Szerokie wykorzystanie wyników badań chemizmu wód porowych dla celów rekonstrukcji paleohydrochemii, ochrony wód i zagadnień geologii inżynierskiej wymaga krytycznego spojrzenia na stosowane dotychczas metody wydzielania tych wód. W artykule przedstawiono przegląd stosowanych powszechnie metod otrzymywania wód porowych (wyciągi wodne, metody ciśnieniowe) oraz poglądy na zmianę ich składu chemicznego pod wpływem ciśnienia.

ON THE INFLUENCE OF PRESSURES ON RESULTS OF STUDIES ON PORE WATER CHEMISTRY

For obtaining pore water, two groups of methods are most widely used:

– extraction (washing rock samples with various media such as water and spirit),

– pressure methods (squeezing out pore water with the use of press or centrifugal machine).

Regardless of the used method, the degree of inhomogeneity of mineralization and chemical composition should be taken into account in studies on pore water.
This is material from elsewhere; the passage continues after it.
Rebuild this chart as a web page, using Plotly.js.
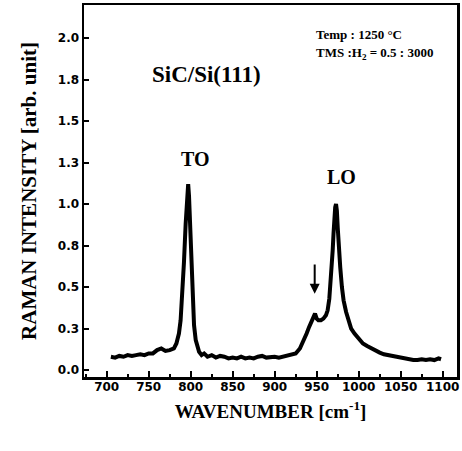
<!DOCTYPE html>
<html>
<head>
<meta charset="utf-8">
<script src="https://cdn.plot.ly/plotly-3.0.1.min.js"></script>
<style>html,body{margin:0;padding:0;background:#fff;}#chart{width:462px;height:451px;}</style>
</head>
<body>
<div id="chart"></div>
<script>
const wavenumber = [705,710,715,720,725,730,735,740,745,750,755,760,765,770,775,780,783,786,788,790,792,794,795,796,797,798,799,800,801,802,804,806,808,810,813,816,820,825,830,835,840,845,850,855,860,865,870,875,880,885,890,895,900,905,910,915,920,925,930,935,938,941,944,946,948,950,952,955,958,961,963,965,967,969,970,971,972,973,974,975,976,978,980,982,985,988,991,995,1000,1005,1010,1015,1020,1025,1030,1035,1040,1045,1050,1055,1060,1065,1070,1075,1080,1085,1090,1095,1098];
const intensity = [0.08,0.075,0.085,0.08,0.09,0.085,0.09,0.095,0.09,0.10,0.10,0.12,0.13,0.115,0.12,0.13,0.16,0.22,0.30,0.45,0.65,0.88,1.0,1.08,1.12,1.05,0.92,0.75,0.58,0.44,0.27,0.18,0.13,0.11,0.09,0.10,0.08,0.09,0.075,0.085,0.08,0.07,0.075,0.07,0.08,0.07,0.075,0.07,0.08,0.085,0.075,0.08,0.08,0.075,0.08,0.085,0.09,0.10,0.13,0.18,0.22,0.26,0.29,0.31,0.34,0.31,0.30,0.30,0.31,0.33,0.36,0.43,0.55,0.72,0.82,0.92,0.98,1.0,0.96,0.86,0.76,0.62,0.50,0.42,0.35,0.29,0.25,0.22,0.19,0.16,0.145,0.13,0.115,0.105,0.095,0.09,0.08,0.075,0.07,0.07,0.065,0.06,0.06,0.065,0.06,0.065,0.06,0.07,0.065];
const yTickVals = [0,0.25,0.5,0.75,1.0,1.25,1.5,1.75,2.0];
const yTickText = ["0.0","0.3","0.5","0.8","1.0","1.3","1.5","1.8","2.0"];
const xTickVals = [700,750,800,850,900,950,1000,1050,1100];
const xTickText = ["700","750","800","850","900","950","1000","1050","1100"];

const serif = "Liberation Serif, Times New Roman, serif";
const sans = "DejaVu Sans, Arial, sans-serif";

const data = [{
  x: wavenumber, y: intensity, type: 'scatter', mode: 'lines',
  line: {color: '#000', width: 4, shape: 'linear'}, hoverinfo: 'skip'
}];

const layout = {
  width: 462, height: 451,
  margin: {l: 84, r: 5, t: 5, b: 74},
  paper_bgcolor: '#fff', plot_bgcolor: '#fff',
  showlegend: false,
  xaxis: {
    range: [673, 1117], tickvals: xTickVals, ticktext: xTickText,
    ticks: 'inside', ticklen: 6, tickwidth: 2, tickcolor: '#000',
    minor: {dtick: 25, tick0: 700, ticks: 'inside', ticklen: 3, tickwidth: 2, tickcolor: '#000'},
    showline: true, linecolor: '#000', linewidth: 2.5, mirror: true,
    showgrid: false, zeroline: false, ticklabelstandoff: -3,
    tickfont: {family: sans, size: 12, color: '#000', weight: 'bold'},
    title: {text: 'WAVENUMBER [cm<sup>-1</sup>]', font: {family: serif, size: 19, color: '#000', weight: 'bold'}, standoff: 12}
  },
  yaxis: {
    range: [-0.042, 2.2], tickvals: yTickVals, ticktext: yTickText,
    ticks: 'inside', ticklen: 5, tickwidth: 2, tickcolor: '#000',
    showline: true, linecolor: '#000', linewidth: 2.5, mirror: true,
    showgrid: false, zeroline: false,
    tickfont: {family: sans, size: 12, color: '#000', weight: 'bold'},
    title: {text: 'RAMAN INTENSITY [arb. unit]', font: {family: serif, size: 21, color: '#000', weight: 'bold'}, standoff: 16}
  },
  annotations: [
    {text: 'SiC/Si(111)', x: 819, y: 1.78, xref: 'x', yref: 'y', showarrow: false, font: {family: serif, size: 23, color: '#000', weight: 'bold'}},
    {text: 'TO', x: 806, y: 1.27, xref: 'x', yref: 'y', showarrow: false, font: {family: serif, size: 20, color: '#000', weight: 'bold'}},
    {text: 'LO', x: 980, y: 1.163, xref: 'x', yref: 'y', showarrow: false, font: {family: serif, size: 20, color: '#000', weight: 'bold'}},
    {text: 'Temp : 1250 °C', x: 947, y: 2.025, xref: 'x', yref: 'y', xanchor: 'left', showarrow: false, font: {family: serif, size: 13, color: '#000', weight: 'bold'}},
    {text: 'TMS :H<sub>2</sub> = 0.5 : 3000', x: 947, y: 1.905, xref: 'x', yref: 'y', xanchor: 'left', showarrow: false, font: {family: serif, size: 13, color: '#000', weight: 'bold'}},
    {text: '', x: 947.6, y: 0.46, xref: 'x', yref: 'y', ax: 947.6, ay: 0.645, axref: 'x', ayref: 'y', showarrow: true, arrowhead: 2, arrowsize: 1, arrowwidth: 2, arrowcolor: '#000'}
  ]
};

Plotly.newPlot('chart', data, layout, {displayModeBar: false, staticPlot: true});
</script>
</body>
</html>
That is why either fractional washing of rock or analysis of pore water fractions successively separated under increasing pressure are carried out.

The analysis of several papers showed that the degree of pore water inhomogeneity depends on colloidal-chemical properties of a rock. According to empirical data, pore water obtained from coarse-dispersional (sandy-silty) rocks are characterized by stable mineralization and chemical composition, regardless of the amount of washing medium and applied pressures. In the case of finely-dispersional (especially clay) rocks, the methods of pore water extraction were found to bear a decisive influence on its mineralization and chemical composition.
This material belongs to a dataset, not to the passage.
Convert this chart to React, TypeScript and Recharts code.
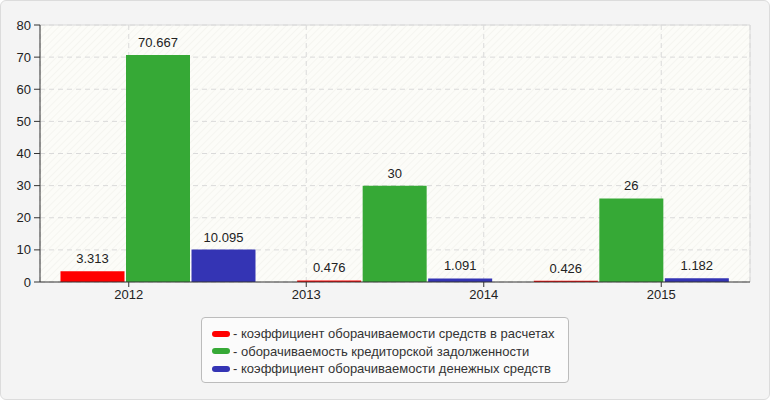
import React from 'react';
import { Bar, BarChart, CartesianGrid, LabelList, ReferenceLine, XAxis, YAxis } from 'recharts';

// bar groups (the original drew three groups under four year ticks)
const groups = ['g1', 'g2', 'g3'];
const yearTicks = ['2012', '2013', '2014', '2015'];
const yTicks = [0, 10, 20, 30, 40, 50, 60, 70, 80];

const settlementTurnover = [3.313, 0.476, 0.426];
const payablesTurnover = [70.667, 30, 26];
const cashTurnover = [10.095, 1.091, 1.182];

const series = [
  { key: 'settlement', name: 'коэффициент оборачиваемости средств в расчетах', color: '#ff0000', values: settlementTurnover },
  { key: 'payables', name: 'оборачиваемость кредиторской задолженности', color: '#36a936', values: payablesTurnover },
  { key: 'cash', name: 'коэффициент оборачиваемости денежных средств', color: '#3434b4', values: cashTurnover },
];

const data = groups.map((g, i) => {
  const row: Record<string, string | number> = { group: g };
  series.forEach((s) => {
    row[s.key] = s.values[i];
  });
  return row;
});

const FONT = '"Liberation Sans", Arial, sans-serif';
const tickStyle = { fill: '#222', fontSize: 13, fontFamily: FONT };

function LegendBox() {
  return (
    <div
      style={{
        position: 'absolute',
        left: 200,
        top: 316,
        width: 368,
        height: 66,
        boxSizing: 'border-box',
        border: '1px solid #bcbcbc',
        borderRadius: 4,
        background: '#fbfbfb',
        padding: '7px 0 0 10px',
        fontFamily: FONT,
        fontSize: 13,
        color: '#333',
      }}
    >
      {series.map((s) => (
        <div key={s.key} style={{ display: 'flex', alignItems: 'center', height: 17.6, whiteSpace: 'nowrap' }}>
          <span
            style={{
              display: 'inline-block',
              width: 18,
              height: 6,
              borderRadius: 3,
              background: s.color,
              marginRight: 3,
            }}
          />
          <span>- {s.name}</span>
        </div>
      ))}
    </div>
  );
}

export default function App() {
  return (
    <>
      <style>{'body{margin:0}'}</style>
      <div
        style={{
          position: 'relative',
          width: 770,
          height: 400,
          boxSizing: 'border-box',
          border: '1px solid #dcdcdc',
          borderRadius: 6,
          background: '#f4f4f4',
        }}
      >
        <div style={{ position: 'absolute', left: -1, top: -1 }}>
          <BarChart
            width={770}
            height={400}
            data={data}
            margin={{ top: 25, right: 20, bottom: 88, left: 0 }}
            barCategoryGap={20.5}
            barGap={1.5}
          >
            <defs>
              <pattern id="hatch" width="5" height="5" patternUnits="userSpaceOnUse" patternTransform="rotate(45)">
                <rect width="5" height="5" fill="#fcfcf8" />
                <line x1="0" y1="0" x2="0" y2="5" stroke="#f1f1ec" strokeWidth="1.2" />
              </pattern>
            </defs>
            <CartesianGrid
              xAxisId="years"
              stroke="#dadada"
              strokeDasharray="5 4"
              fill="url(#hatch)"
              fillOpacity={1}
            />
            <XAxis xAxisId="bars" dataKey="group" type="category" hide height={0} />
            <XAxis
              xAxisId="years"
              type="number"
              dataKey={() => 2}
              domain={[0, 4]}
              allowDataOverflow
              ticks={[0.5, 1.5, 2.5, 3.5]}
              tickFormatter={(v: number) => yearTicks[Math.floor(v)]}
              height={30}
              tick={tickStyle}
              tickSize={5}
              tickMargin={3}
              axisLine={{ stroke: '#333' }}
              tickLine={{ stroke: '#333' }}
            />
            <YAxis
              domain={[0, 80]}
              ticks={yTicks}
              width={40}
              tick={tickStyle}
              tickSize={6}
              tickMargin={3}
              axisLine={{ stroke: '#333' }}
              tickLine={{ stroke: '#333' }}
            />
            <ReferenceLine y={80} xAxisId="years" stroke="#dadada" />
            <ReferenceLine x={4} xAxisId="years" stroke="#dadada" />
            {series.map((s) => (
              <Bar key={s.key} xAxisId="bars" dataKey={s.key} name={s.name} fill={s.color} isAnimationActive={false}>
                <LabelList
                  dataKey={s.key}
                  position="top"
                  offset={8}
                  style={{ fill: '#222', fontSize: 13, fontFamily: FONT }}
                />
              </Bar>
            ))}
          </BarChart>
        </div>
        <LegendBox />
      </div>
    </>
  );
}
According to several authors, concentration of ions in water extracts may be 3 to 5 times greater than mineralization of pore water obtained from the same rocks with the use of pressure methods.

However, the latter methods are also somewhat misleading as pore water chemistry was found to change depending on the applied pressure. In relation to that question, three groups of viewpoints may be recognized:

– mineralization of pore water increases along with increase in the applied pressure (Fig. 1);

– mineralization of pore water remains constant (Fig. 3); and

– mineralization of pore water decreases along with increase in the applied pressure (Fig. 4).

It should be noted that the authors holding the above mentioned view points were studying rocks differing in mineral character, depth of occurrence, porosity and moisture content as well as at different pressure ranges. The available data suggest that pore water chemistry is primarily shaped by magnitude of the applied pressure as well as mineral character and degree of diagenesis (natural moisture content and porosity) of rocks and mineralization of pore water.

At low pressure range, the extracted pore water is characterized by stable chemistry and mineral composition and the changes are not recorded until certain pressure value is overpassed.

In the literature, various estimates of that value may be found. For example, changes in concentration of ions are recorded when pressure exceeds the value of about 14,000 N/cm² in the case of bentonite, and not lower than about 38,000 N/cm2 in the case of kaolinite (Fig. 5). Generally, the more hydrophilous is the rock (i.e. the higher is the moisture content and the lower is the pressure), the earlier the inhomogeneity in chemical composition may be noted. It follows that the magnitude of the usable pressures should be empirically established for studied rocks.